- Task to carry out -
Which lines in the records below contain the word "this"? Copy each one out.

[Stored items from a collection]
===

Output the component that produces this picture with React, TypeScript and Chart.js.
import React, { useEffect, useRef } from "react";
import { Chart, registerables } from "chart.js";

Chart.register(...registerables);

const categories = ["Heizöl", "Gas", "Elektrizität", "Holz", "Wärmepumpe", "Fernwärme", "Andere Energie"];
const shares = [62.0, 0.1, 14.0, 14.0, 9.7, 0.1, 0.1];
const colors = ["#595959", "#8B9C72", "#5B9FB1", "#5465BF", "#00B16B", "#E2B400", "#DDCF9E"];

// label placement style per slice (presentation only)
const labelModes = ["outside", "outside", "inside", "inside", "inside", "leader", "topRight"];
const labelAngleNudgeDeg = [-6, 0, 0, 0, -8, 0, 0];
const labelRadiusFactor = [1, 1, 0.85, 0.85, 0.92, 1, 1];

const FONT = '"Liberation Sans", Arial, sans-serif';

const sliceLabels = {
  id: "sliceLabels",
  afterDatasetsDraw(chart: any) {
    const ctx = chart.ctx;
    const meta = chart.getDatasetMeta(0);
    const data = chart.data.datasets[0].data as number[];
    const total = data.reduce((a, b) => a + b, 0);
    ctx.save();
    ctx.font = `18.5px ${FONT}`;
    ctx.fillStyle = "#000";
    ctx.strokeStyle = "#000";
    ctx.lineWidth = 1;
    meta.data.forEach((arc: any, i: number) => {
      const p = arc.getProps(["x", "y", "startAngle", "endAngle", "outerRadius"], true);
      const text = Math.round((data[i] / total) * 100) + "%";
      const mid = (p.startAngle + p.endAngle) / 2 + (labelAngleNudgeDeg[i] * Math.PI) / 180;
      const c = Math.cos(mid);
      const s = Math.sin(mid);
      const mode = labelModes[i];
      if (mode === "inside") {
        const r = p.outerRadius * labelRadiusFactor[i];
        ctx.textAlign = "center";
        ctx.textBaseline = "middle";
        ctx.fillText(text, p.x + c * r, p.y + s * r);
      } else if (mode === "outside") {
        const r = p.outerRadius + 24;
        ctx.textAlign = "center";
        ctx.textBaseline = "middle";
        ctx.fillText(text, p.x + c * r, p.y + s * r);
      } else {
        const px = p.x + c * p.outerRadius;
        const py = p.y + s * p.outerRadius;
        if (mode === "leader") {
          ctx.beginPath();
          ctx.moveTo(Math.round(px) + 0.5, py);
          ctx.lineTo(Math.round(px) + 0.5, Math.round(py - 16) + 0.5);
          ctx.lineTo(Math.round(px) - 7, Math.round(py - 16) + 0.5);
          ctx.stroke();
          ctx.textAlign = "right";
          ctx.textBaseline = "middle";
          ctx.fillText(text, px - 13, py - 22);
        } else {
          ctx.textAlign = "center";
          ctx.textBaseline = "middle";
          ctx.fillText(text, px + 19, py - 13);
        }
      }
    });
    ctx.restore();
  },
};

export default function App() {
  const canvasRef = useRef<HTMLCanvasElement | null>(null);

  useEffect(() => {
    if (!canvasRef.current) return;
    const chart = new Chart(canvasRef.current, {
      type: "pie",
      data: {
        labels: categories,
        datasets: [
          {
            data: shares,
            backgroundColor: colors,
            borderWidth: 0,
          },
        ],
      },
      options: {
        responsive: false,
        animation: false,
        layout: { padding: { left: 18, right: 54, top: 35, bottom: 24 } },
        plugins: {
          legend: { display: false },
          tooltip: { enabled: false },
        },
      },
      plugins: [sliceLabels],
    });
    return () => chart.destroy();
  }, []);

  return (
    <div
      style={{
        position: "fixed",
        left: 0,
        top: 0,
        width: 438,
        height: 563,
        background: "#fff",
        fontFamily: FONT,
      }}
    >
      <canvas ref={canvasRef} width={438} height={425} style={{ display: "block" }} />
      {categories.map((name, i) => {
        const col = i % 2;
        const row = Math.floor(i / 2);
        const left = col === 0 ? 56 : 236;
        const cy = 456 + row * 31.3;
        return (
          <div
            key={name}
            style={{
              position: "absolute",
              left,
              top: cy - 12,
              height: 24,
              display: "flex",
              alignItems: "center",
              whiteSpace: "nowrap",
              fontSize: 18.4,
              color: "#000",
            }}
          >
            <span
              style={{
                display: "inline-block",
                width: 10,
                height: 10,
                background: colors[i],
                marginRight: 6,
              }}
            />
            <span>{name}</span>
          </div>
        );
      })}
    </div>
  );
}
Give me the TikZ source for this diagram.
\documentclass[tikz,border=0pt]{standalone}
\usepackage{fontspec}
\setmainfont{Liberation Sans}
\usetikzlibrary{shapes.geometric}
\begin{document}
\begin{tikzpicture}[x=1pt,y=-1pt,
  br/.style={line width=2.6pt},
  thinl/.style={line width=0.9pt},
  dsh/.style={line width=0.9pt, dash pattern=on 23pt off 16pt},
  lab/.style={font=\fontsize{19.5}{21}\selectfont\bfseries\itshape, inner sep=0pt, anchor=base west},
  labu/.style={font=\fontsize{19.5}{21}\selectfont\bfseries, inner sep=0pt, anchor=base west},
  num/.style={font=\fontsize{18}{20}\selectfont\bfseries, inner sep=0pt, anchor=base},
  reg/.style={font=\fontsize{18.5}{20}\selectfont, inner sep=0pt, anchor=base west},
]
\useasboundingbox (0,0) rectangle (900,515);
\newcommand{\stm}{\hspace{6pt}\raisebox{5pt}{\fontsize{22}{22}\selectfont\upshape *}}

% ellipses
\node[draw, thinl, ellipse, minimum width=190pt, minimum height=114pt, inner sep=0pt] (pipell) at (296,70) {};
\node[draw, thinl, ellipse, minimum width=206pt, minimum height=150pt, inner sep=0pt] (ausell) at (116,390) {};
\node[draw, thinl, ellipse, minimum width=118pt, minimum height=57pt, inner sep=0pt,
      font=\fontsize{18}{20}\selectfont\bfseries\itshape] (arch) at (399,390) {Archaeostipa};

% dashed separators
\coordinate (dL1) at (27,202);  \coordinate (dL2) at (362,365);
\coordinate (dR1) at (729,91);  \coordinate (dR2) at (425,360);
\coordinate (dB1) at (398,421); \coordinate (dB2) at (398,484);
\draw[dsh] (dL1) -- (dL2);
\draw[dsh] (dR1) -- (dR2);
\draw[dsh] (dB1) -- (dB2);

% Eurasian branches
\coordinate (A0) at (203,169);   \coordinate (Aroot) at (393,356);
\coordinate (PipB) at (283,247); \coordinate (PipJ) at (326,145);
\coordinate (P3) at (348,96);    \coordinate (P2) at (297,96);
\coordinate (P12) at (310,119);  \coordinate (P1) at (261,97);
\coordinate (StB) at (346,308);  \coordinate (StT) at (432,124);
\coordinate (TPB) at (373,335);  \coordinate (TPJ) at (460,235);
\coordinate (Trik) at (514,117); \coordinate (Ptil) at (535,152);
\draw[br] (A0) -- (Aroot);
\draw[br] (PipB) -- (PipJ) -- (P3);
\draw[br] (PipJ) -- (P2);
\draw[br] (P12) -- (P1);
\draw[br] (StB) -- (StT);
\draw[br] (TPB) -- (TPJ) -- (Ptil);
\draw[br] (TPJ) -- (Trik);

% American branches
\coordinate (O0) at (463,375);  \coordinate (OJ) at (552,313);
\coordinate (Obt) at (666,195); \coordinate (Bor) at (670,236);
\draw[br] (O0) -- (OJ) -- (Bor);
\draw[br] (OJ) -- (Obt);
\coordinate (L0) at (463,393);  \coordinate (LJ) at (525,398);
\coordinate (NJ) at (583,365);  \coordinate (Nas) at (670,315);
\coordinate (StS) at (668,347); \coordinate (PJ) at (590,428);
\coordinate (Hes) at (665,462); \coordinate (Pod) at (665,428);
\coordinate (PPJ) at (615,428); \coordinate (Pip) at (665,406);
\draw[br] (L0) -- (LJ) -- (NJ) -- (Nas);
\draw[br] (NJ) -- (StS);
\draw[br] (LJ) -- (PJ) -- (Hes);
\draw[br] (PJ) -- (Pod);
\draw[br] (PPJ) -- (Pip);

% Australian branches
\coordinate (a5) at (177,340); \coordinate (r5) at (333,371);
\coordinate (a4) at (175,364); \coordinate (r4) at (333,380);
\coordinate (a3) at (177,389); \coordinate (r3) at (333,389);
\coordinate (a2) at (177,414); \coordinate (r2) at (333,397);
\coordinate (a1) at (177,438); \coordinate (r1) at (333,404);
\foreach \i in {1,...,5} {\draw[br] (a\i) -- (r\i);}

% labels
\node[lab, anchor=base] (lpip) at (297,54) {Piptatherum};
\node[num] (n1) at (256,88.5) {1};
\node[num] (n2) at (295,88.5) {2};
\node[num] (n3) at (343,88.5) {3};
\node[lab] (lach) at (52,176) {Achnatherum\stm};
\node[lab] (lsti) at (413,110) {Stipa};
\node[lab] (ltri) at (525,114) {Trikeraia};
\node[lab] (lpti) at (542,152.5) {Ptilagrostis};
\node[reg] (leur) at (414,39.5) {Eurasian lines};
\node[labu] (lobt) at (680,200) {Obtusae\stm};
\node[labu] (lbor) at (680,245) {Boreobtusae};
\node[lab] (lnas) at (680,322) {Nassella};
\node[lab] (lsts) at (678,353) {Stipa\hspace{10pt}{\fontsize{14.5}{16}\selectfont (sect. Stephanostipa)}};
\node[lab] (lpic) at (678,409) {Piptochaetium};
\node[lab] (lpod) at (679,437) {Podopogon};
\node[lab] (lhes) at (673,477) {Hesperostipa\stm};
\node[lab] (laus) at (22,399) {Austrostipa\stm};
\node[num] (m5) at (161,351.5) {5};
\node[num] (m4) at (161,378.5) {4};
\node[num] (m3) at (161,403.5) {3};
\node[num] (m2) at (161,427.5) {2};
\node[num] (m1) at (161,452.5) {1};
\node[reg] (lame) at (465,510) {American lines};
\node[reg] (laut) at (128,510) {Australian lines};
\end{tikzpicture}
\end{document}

===

- Solution to the exercise -
Output the component that produces this picture with React, TypeScript and Chart.js.
Give me the TikZ source for this diagram.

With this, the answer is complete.